The PayoffBy Kim S. Nash | Posted 2004-02-05 Email Print
Is Wal-Mart an unstoppable force? Larry Johnston may be the yardstick. The former GE Appliance savior is now trying to beat the nation's largest grocer at its own gamewith a combination of brains and technology.
Albertson's has been able to cut costs in certain areas, most notably by getting rid of 165 money-losing stores. But even with the half-billion dollars of savings Johnston has achieved, some key costs are going up. Administrative and operating expenses rose 2.4% between fiscal 2000 and fiscal 2002, from $8.4 billion to $8.6 billion.

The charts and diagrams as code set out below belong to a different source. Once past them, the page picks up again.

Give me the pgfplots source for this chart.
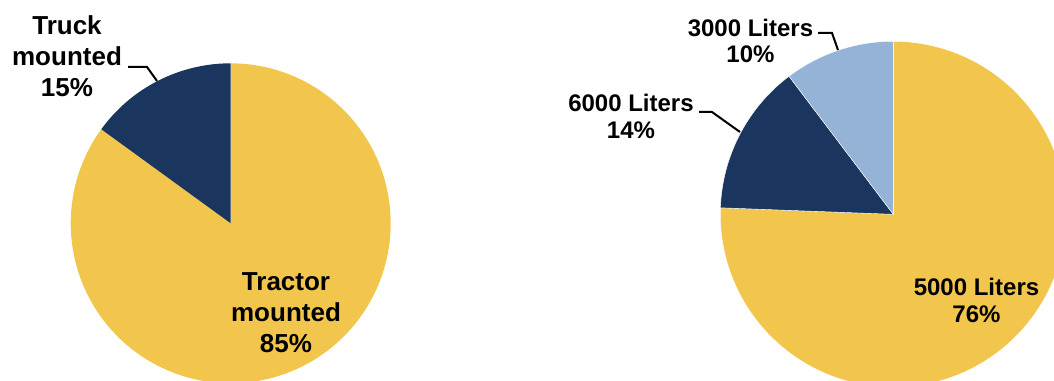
\documentclass[border=0pt]{standalone}
\usepackage{pgfplots}
\pgfplotsset{compat=1.18}
\usepackage{fontspec}
\setmainfont{Liberation Sans}
\definecolor{pieyellow}{RGB}{242,198,76}
\definecolor{pienavy}{RGB}{26,54,94}
\definecolor{pielight}{RGB}{149,179,215}
\begin{document}
\begin{tikzpicture}
% data (percent, as drawn)
\def\Tractor{85}\def\Truck{15}
\def\Lfive{75.6}\def\Lsix{14.1}\def\Lthree{10.3}
\pgfmathsetmacro{\aL}{90-3.6*\Tractor}
\pgfmathsetmacro{\aR}{90-3.6*\Lfive}
\pgfmathsetmacro{\bR}{\aR-3.6*\Lsix}
\begin{axis}[
  scale only axis, width=1054pt, height=380pt,
  xmin=0, xmax=1054, ymin=-380, ymax=0,
  hide axis, clip=true,
]
\coordinate (ll) at (rel axis cs:0,0);
\coordinate (ur) at (rel axis cs:1,1);
% left pie
\addplot[fill=pieyellow, draw=none, domain=\aL:90, samples=150, variable=\t]
  ({230.7+160*cos(\t)}, {-223.3+160*sin(\t)}) -- (axis cs:230.7,-223.3) -- cycle;
\addplot[fill=pienavy, draw=none, domain=90:\aL+360, samples=40, variable=\t]
  ({230.7+160*cos(\t)}, {-223.3+160*sin(\t)}) -- (axis cs:230.7,-223.3) -- cycle;
% right pie
\addplot[fill=pieyellow, draw=white, line width=0.4pt, domain=\aR:90, samples=150, variable=\t]
  ({893.3+173*cos(\t)}, {-214.3+173*sin(\t)}) -- (axis cs:893.3,-214.3) -- cycle;
\addplot[fill=pienavy, draw=white, line width=0.4pt, domain=\bR:\aR, samples=40, variable=\t]
  ({893.3+173*cos(\t)}, {-214.3+173*sin(\t)}) -- (axis cs:893.3,-214.3) -- cycle;
\addplot[fill=pielight, draw=white, line width=0.4pt, domain=90:\bR+360, samples=40, variable=\t]
  ({893.3+173*cos(\t)}, {-214.3+173*sin(\t)}) -- (axis cs:893.3,-214.3) -- cycle;
% leader lines
\draw[black, line width=2pt] (axis cs:128,-67) -- (axis cs:147,-67) -- (axis cs:157,-81);
\draw[black, line width=2pt] (axis cs:699,-112) -- (axis cs:712,-112) -- (axis cs:740,-132);
\draw[black, line width=2pt] (axis cs:818,-33) -- (axis cs:832,-33) -- (axis cs:838,-50);
% labels
\node[inner sep=0pt, align=center, font={\fontsize{26}{31}\selectfont\bfseries}] at (axis cs:67,-56) {Truck\\mounted\\15\%};
\node[inner sep=0pt, align=center, font={\fontsize{26}{31}\selectfont\bfseries}] at (axis cs:286,-313) {Tractor\\mounted\\85\%};
\node[inner sep=0pt, align=center, font={\fontsize{24}{26.5}\selectfont\bfseries}] at (axis cs:631,-116.5) {6000 Liters\\14\%};
\node[inner sep=0pt, align=center, font={\fontsize{24}{26.5}\selectfont\bfseries}] at (axis cs:750.5,-41) {3000 Liters\\10\%};
\node[inner sep=0pt, align=center, font={\fontsize{24}{26.5}\selectfont\bfseries}] at (axis cs:976.5,-300.5) {5000 Liters\\76\%};
\end{axis}
\pgfresetboundingbox
\path (ll) rectangle (ur);
\end{tikzpicture}
\end{document}
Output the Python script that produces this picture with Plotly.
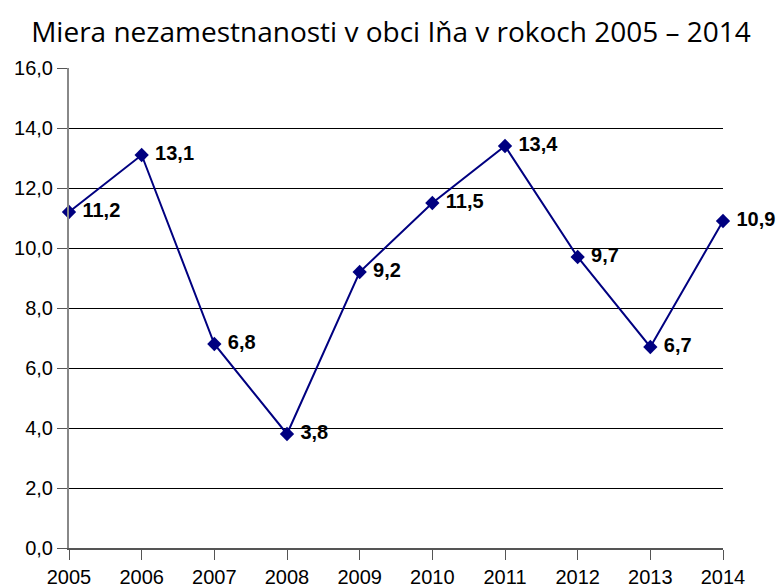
import plotly.graph_objects as go

years = [2005, 2006, 2007, 2008, 2009, 2010, 2011, 2012, 2013, 2014]
rates = [11.2, 13.1, 6.8, 3.8, 9.2, 11.5, 13.4, 9.7, 6.7, 10.9]
rate_labels = ["11,2", "13,1", "6,8", "3,8", "9,2", "11,5", "13,4", "9,7", "6,7", "10,9"]
y_ticks = [0, 2, 4, 6, 8, 10, 12, 14, 16]
y_tick_labels = ["0,0", "2,0", "4,0", "6,0", "8,0", "10,0", "12,0", "14,0", "16,0"]
title = "Miera nezamestnanosti v obci Iňa v rokoch 2005 – 2014"

fig = go.Figure()
fig.add_trace(go.Scatter(
    x=years, y=rates, mode="lines+markers+text",
    text=[" " + t for t in rate_labels], textposition="middle right",
    textfont=dict(family="Liberation Sans, Arial", size=20, color="black", weight="bold"),
    line=dict(color="#000080", width=2),
    marker=dict(symbol="diamond", size=11, color="#000080"),
    cliponaxis=False, showlegend=False, hoverinfo="skip",
))

fig.update_layout(
    width=782, height=588,
    margin=dict(l=69, r=59, t=68, b=40),
    paper_bgcolor="white", plot_bgcolor="white",
    title=dict(text=title, x=0.5, xanchor="center", y=0.945, yanchor="middle",
               font=dict(family="Open Sans", size=28, color="black")),
    font=dict(family="Liberation Sans, Arial", size=20, color="black"),
)
fig.update_xaxes(
    range=[2005, 2014], tickvals=years, ticktext=[str(y) for y in years],
    showgrid=False, zeroline=False, showline=True, linecolor="#555555", linewidth=1.5,
    ticks="outside", ticklen=10, tickcolor="#555555", tickwidth=1,
    tickfont=dict(size=20), automargin=False,
)
fig.update_yaxes(
    range=[0, 16], tickvals=y_ticks, ticktext=y_tick_labels,
    showgrid=True, gridcolor="black", gridwidth=1, zeroline=False,
    showline=True, linecolor="#888888", linewidth=2,
    ticks="outside", ticklen=10, tickcolor="#555555",
    tickfont=dict(size=20), automargin=False,
)

fig.write_html("out.html", config={"displayModeBar": False},
               post_script="document.body.style.margin='0';")
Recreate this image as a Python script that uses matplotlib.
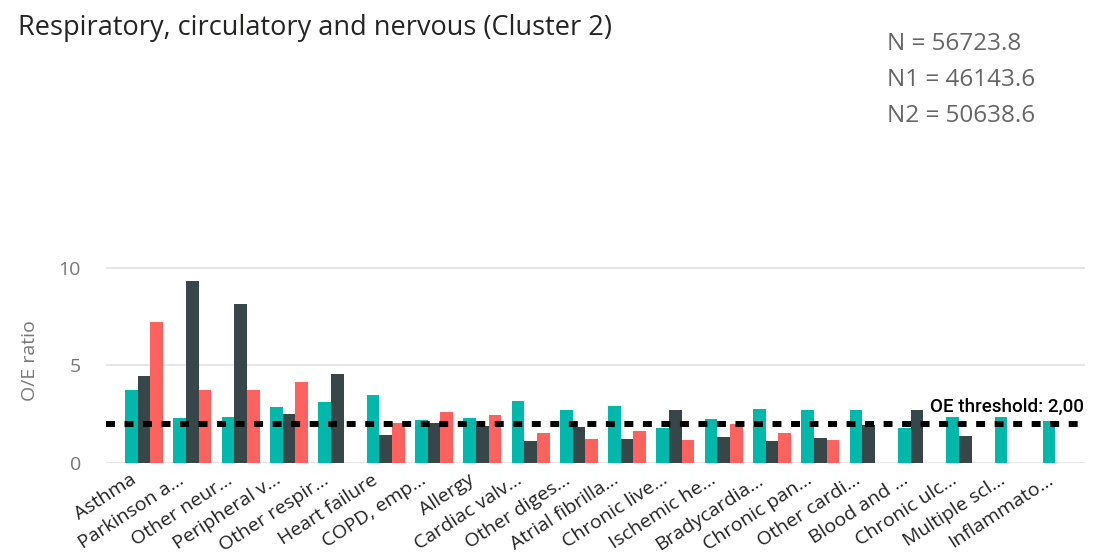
import matplotlib.pyplot as plt
import matplotlib.transforms as mtransforms
import numpy as np

categories = ["Asthma", "Parkinson a...", "Other neur...", "Peripheral v...", "Other respir...",
              "Heart failure", "COPD, emp...", "Allergy", "Cardiac valv...", "Other diges...",
              "Atrial fibrilla...", "Chronic live...", "Ischemic he...", "Bradycardia...",
              "Chronic pan...", "Other cardi...", "Blood and ...", "Chronic ulc...",
              "Multiple scl...", "Inflammato..."]
# O/E ratio per category (nan = no bar)
oe_n = [3.74, 2.33, 2.38, 2.86, 3.13, 3.50, 2.21, 2.28, 3.18, 2.72,
        2.94, 1.77, 2.26, 2.76, 2.70, 2.70, 1.79, 2.36, 2.38, 2.14]
oe_n1 = [4.47, 9.30, 8.16, 2.52, 4.54, 1.45, 2.06, 1.89, 1.12, 1.84,
         1.24, 2.72, 1.34, 1.14, 1.29, 1.96, 2.74, 1.39, np.nan, np.nan]
oe_n2 = [7.23, 3.74, 3.74, 4.15, np.nan, 2.06, 2.60, 2.45, 1.56, 1.24,
         1.62, 1.19, 2.00, 1.56, 1.17, np.nan, np.nan, np.nan, np.nan, np.nan]
threshold = 2.0
n_texts = ["N = 56723.8", "N1 = 46143.6", "N2 = 50638.6"]

colors = ["#01B8AA", "#374649", "#FD625E"]
font = "Open Sans"

fig = plt.figure(figsize=(10.93, 5.56), dpi=100)
ax = fig.add_axes([106 / 1093, 1 - 463 / 556, (1085 - 106) / 1093, (463 - 258) / 556])

x = np.arange(len(categories))
w = 0.262
for i, vals in enumerate([oe_n, oe_n1, oe_n2]):
    ax.bar(x + (i - 1) * w, vals, w, color=colors[i], zorder=2)

ax.axhline(threshold, color="black", lw=4.3, linestyle=(0, (1.5, 1.6)), zorder=3)
ax.text(19.45, threshold + 0.42, "OE threshold: 2,00", ha="right", va="bottom",
        fontsize=13.5, family="Roboto", fontweight="medium", color="black")

ax.set_xlim(-0.79, 19.48)
ax.set_ylim(0, 10.5)
ax.set_yticks([0, 5, 10])
ax.yaxis.grid(True, color="#e6e6e6", lw=1.5, zorder=0)
ax.set_axisbelow(True)
for s in ax.spines.values():
    s.set_visible(False)
ax.tick_params(length=0)
ax.tick_params(axis="y", labelsize=14, labelcolor="#777777", pad=18)
for t in ax.get_yticklabels():
    t.set_family(font)
ax.set_xticks(x)
ax.set_xticklabels(categories, rotation=33, ha="right", va="center", rotation_mode="anchor",
                   fontsize=14, family=font, color="#222222")
ax.tick_params(axis="x", pad=11)
shift = mtransforms.ScaledTranslation(-10 / 100, 0, fig.dpi_scale_trans)
for t in ax.get_xticklabels():
    t.set_transform(t.get_transform() + shift)
ax.set_ylabel("O/E ratio", fontsize=14, family=font, color="#777777", labelpad=14)

fig.text(18 / 1093, 1 - 28 / 556, "Respiratory, circulatory and nervous (Cluster 2)",
         fontsize=19.5, family=font, color="#252423", va="center", ha="left")
for i, t in enumerate(n_texts):
    fig.text(887 / 1093, 1 - (44 + 36 * i) / 556, t, fontsize=17.5, family=font,
             color="#666666", va="center", ha="left")

fig.savefig("out.png", dpi=100)
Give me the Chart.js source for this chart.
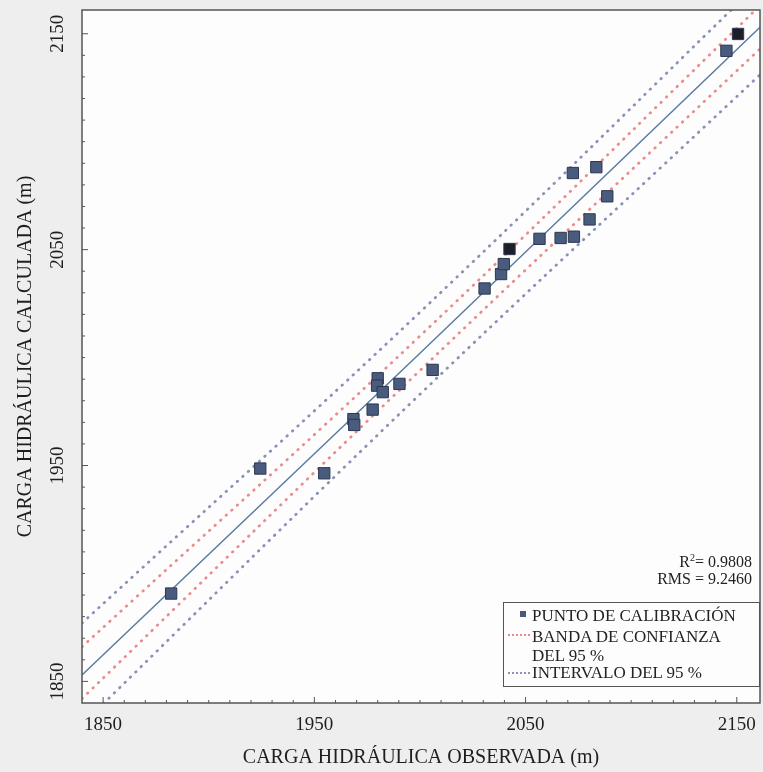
<!DOCTYPE html>
<html>
<head>
<meta charset="utf-8">
<script src="https://cdn.jsdelivr.net/npm/chart.js@4.4.1/dist/chart.umd.min.js"></script>
<style>
html, body { margin: 0; padding: 0; background: #eeeeee; }
#wrap { position: relative; width: 763px; height: 772px; }
#legend { position: absolute; left: 503px; top: 602px; width: 257px; height: 85px; border: 1px solid #555; background: #fdfdfd; box-sizing: border-box; font-family: "Liberation Serif", serif; font-size: 17px; color: #222; }
#legend .row { position: absolute; left: 28px; line-height: 17px; white-space: nowrap; }
#legend .sym { position: absolute; }
.stat { position: absolute; right: 11px; font-family: "Liberation Serif", serif; font-size: 16px; color: #222; white-space: nowrap; line-height: 18px; }
</style>
</head>
<body>
<div id="wrap">
  <canvas id="chart" width="763" height="772"></canvas>
  <div class="stat" style="top:549px">R<sup style="font-size:10px">2</sup>= 0.9808</div>
  <div class="stat" style="top:570px">RMS = 9.2460</div>
  <div id="legend">
    <div class="sym" style="left:16px; top:8px; width:6px; height:6px; background:#4a5a78;"></div>
    <div class="sym" style="left:4px; top:31px; width:22px; border-top:2px dotted #e88a8a;"></div>
    <div class="sym" style="left:4px; top:69px; width:22px; border-top:2px dotted #8c92bb;"></div>
    <div class="row" style="top:4px">PUNTO DE CALIBRACIÓN</div>
    <div class="row" style="top:25px">BANDA DE CONFIANZA</div>
    <div class="row" style="top:44px">DEL 95 %</div>
    <div class="row" style="top:61px">INTERVALO DEL 95 %</div>
  </div>
</div>
<script>
// puntos de calibracion (observada, calculada)
const obsX = [1882.2, 1924.4, 1954.7, 1968.5, 1968.9, 1977.6, 1980.0, 1979.7, 1982.4, 1990.3, 2006.0,
              2030.6, 2038.4, 2039.7, 2042.4, 2056.6, 2066.6, 2072.9, 2080.3, 2072.4, 2083.5, 2088.7,
              2145.1, 2150.6];
const calcY = [1890.7, 1948.6, 1946.4, 1971.5, 1968.8, 1975.9, 1990.4, 1987.0, 1984.0, 1987.8, 1994.3,
               2032.0, 2038.7, 2043.3, 2050.3, 2055.0, 2055.4, 2056.0, 2064.0, 2085.5, 2088.2, 2074.7,
               2142.1, 2149.9];
const darkIdx = [14, 23]; // los dos cuadros negros

// recta de ajuste y bandas
const lineX = [1840, 2000, 2161];
const fitY = [1853, 2002, 2153];
const bandHi = [1866, 2010, 2163];
const bandLo = [1842, 1994, 2143];
const predHi = [1877, 2021, 2174];
const predLo = [1830, 1983, 2131];

const xTicks = [1850, 1950, 2050, 2150];
const yTicks = [1850, 1950, 2050, 2150];
const xTitle = 'CARGA HIDRÁULICA OBSERVADA (m)';
const yTitle = 'CARGA HIDRÁULICA CALCULADA (m)';

function toXY(xs, ys) {
    return xs.map((x, i) => ({ x: x, y: ys[i] }));
}

const serif = 'Liberation Serif';

// fondo blanco, marco y marcas menores hacia adentro
const framePlugin = {
    id: 'frame',
    beforeDatasetsDraw(chart) {
        const a = chart.chartArea;
        const c = chart.ctx;
        c.save();
        c.fillStyle = '#fdfdfd';
        c.fillRect(a.left, a.top, a.right - a.left, a.bottom - a.top);
        c.restore();
    },
    afterDatasetsDraw(chart) {
        const a = chart.chartArea;
        const c = chart.ctx;
        const xs = chart.scales.x, ys = chart.scales.y;
        c.save();
        c.strokeStyle = '#555';
        c.lineWidth = 1.5;
        c.strokeRect(a.left, a.top, a.right - a.left, a.bottom - a.top);
        c.lineWidth = 1;
        c.beginPath();
        for (let v = 1850; v <= 2150; v += 10) {
            const len = (v - 1850) % 100 === 0 ? 6 : 3;
            const px = xs.getPixelForValue(v);
            c.moveTo(px, a.bottom);
            c.lineTo(px, a.bottom - len);
            const py = ys.getPixelForValue(v);
            c.moveTo(a.left, py);
            c.lineTo(a.left + len, py);
        }
        c.stroke();
        c.restore();
    }
};

const dotted = { borderWidth: 2.8, borderDash: [0.5, 7], borderCapStyle: 'round', pointRadius: 0, fill: false, showLine: true, tension: 0.4 };

const ctx = document.getElementById('chart').getContext('2d');
const chart = new Chart(ctx, {
    type: 'scatter',
    data: {
        datasets: [
            {
                label: 'PUNTO DE CALIBRACIÓN',
                data: toXY(obsX, calcY),
                pointStyle: 'rect',
                pointRadius: 8,
                backgroundColor: c => darkIdx.includes(c.dataIndex) ? '#1c1f2a' : '#4a5c7e',
                borderColor: '#2c3650',
                borderWidth: 1,
                order: 0
            },
            { label: 'ajuste', data: toXY(lineX, fitY), showLine: true, borderColor: '#5a7ca2', borderWidth: 1.5, pointRadius: 0, order: 1 },
            Object.assign({ label: 'banda sup', data: toXY(lineX, bandHi), borderColor: '#eb8c8c', order: 2 }, dotted),
            Object.assign({ label: 'banda inf', data: toXY(lineX, bandLo), borderColor: '#eb8c8c', order: 2 }, dotted),
            Object.assign({ label: 'int sup', data: toXY(lineX, predHi), borderColor: '#8a90b8', order: 3 }, dotted),
            Object.assign({ label: 'int inf', data: toXY(lineX, predLo), borderColor: '#8a90b8', order: 3 }, dotted)
        ]
    },
    options: {
        responsive: false,
        animation: false,
        layout: { autoPadding: false, padding: { top: 10, right: 3, left: 0, bottom: 0 } },
        plugins: { legend: { display: false }, tooltip: { enabled: false } },
        scales: {
            x: {
                type: 'linear',
                min: 1840,
                max: 2161,
                afterBuildTicks: s => { s.ticks = xTicks.map(v => ({ value: v })); },
                afterFit: s => { s.height = 69; s.paddingLeft = 0; s.paddingRight = 0; },
                grid: { display: false, drawTicks: false },
                border: { display: false },
                ticks: { padding: 11, maxRotation: 0, font: { family: serif, size: 19 }, color: '#1e1e1e', callback: v => String(v) },
                title: { display: true, text: xTitle, color: '#1e1e1e', font: { family: serif, size: 20 }, padding: { top: 2, bottom: 2 } }
            },
            y: {
                type: 'linear',
                min: 1840,
                max: 2161,
                afterBuildTicks: s => { s.ticks = yTicks.map(v => ({ value: v })); },
                afterFit: s => { s.width = 82; s.paddingTop = 0; s.paddingBottom = 0; },
                grid: { display: false, drawTicks: false },
                border: { display: false },
                ticks: { padding: 5, minRotation: 90, maxRotation: 90, crossAlign: 'center', font: { family: serif, size: 19 }, color: '#1e1e1e', callback: v => String(v) },
                title: { display: true, text: yTitle, color: '#1e1e1e', font: { family: serif, size: 20 }, padding: { top: 14, bottom: 2 } }
            }
        }
    },
    plugins: [framePlugin]
});
</script>
</body>
</html>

Sales have been hammered by the strike in California, but even before that, Albertson's managed only a 1% increase in sales in the first three quarters of 2003 compared to the same period the year before. That compared to a combined 3% growth rate for five major competitors, including Kroger and Safeway.
Wal-Mart, meanwhile, stormed ahead over the same period, growing 10% overall. Grocery sales now comprise about 22%, or $56 billion, of Wal-Mart's total annual sales.
Albertson's has made gains on its technological revolution. Results from those efforts will start showing up in increases to same-store sales this year, Johnston promises. However, the strike has dealt a severe blow to his dreams of becoming the number-one grocery retailer. That ship has sailed, and Wal-Mart is firmly at the helm. Wal-Mart already sells 50% more groceries than Albertson's and with plans in 2004 to open 30 more Wal-Mart Neighborhood Markets and 210 Supercenters, the gap may become insurmountable. Combined, those stores will add about $4.5 billion in grocery sales to Wal-Mart's lead.
"It's probably going to get worse for [Albertson's] before it gets better," says Dan Geiman, a retail analyst with Seattle brokerage firm McAdams Wright Regan. "The whole sector is under some pretty severe price pressure and Wal-Mart just keeps rolling out into more of their markets." Whalen, the California retail analyst, says the strike has gone on long enough for loyal Albertson's shoppers to develop other habits. "Some of those customers are not going to come back. It could take several years to repair the damage," he says.
Burt Flickinger, managing director of Strategic Resource Group, a New York retail-consulting firm, agrees this will be another terrible year for Albertson's. However, he thinks Johnston's on target with his plans and results will follow. "The previous management postponed the company's technology problems. He's had to make up for a decade of foot-dragging," says Flickinger.
One advantage Albertson's does have is that unlike its closest competitors Kroger and Safeway, it has strong drugstores among its holdings, operating under the Sav-on and Osco brands. Margins are much better there than in groceries. Plus, many Albertson's stores are in urban centers, such as Chicago, which Wal-Mart has found difficult to penetrate. "It's a significant weapon, because whereas the grocery business is not growing, America is certainly keeping itself well-medicated," says Neil Stern, a drugstore analyst with Chicago firm McMillan Doolittle.
All agree, however, that Wal-Mart's charge into the markets Albertson's most covets, particularly California, is only just beginning.
The clock is ticking. At the same executive conference in New York where Johnston spoke, Dick Cavanaugh, president and chief executive of The Conference Board, discussed his research regarding "outsider" CEOs: Executives who switch industries when they take over a company "have really high performance during their first four years and relatively low performance during their last four years," he said.
Johnston checked his watch and chuckled. He'll enter year four in April.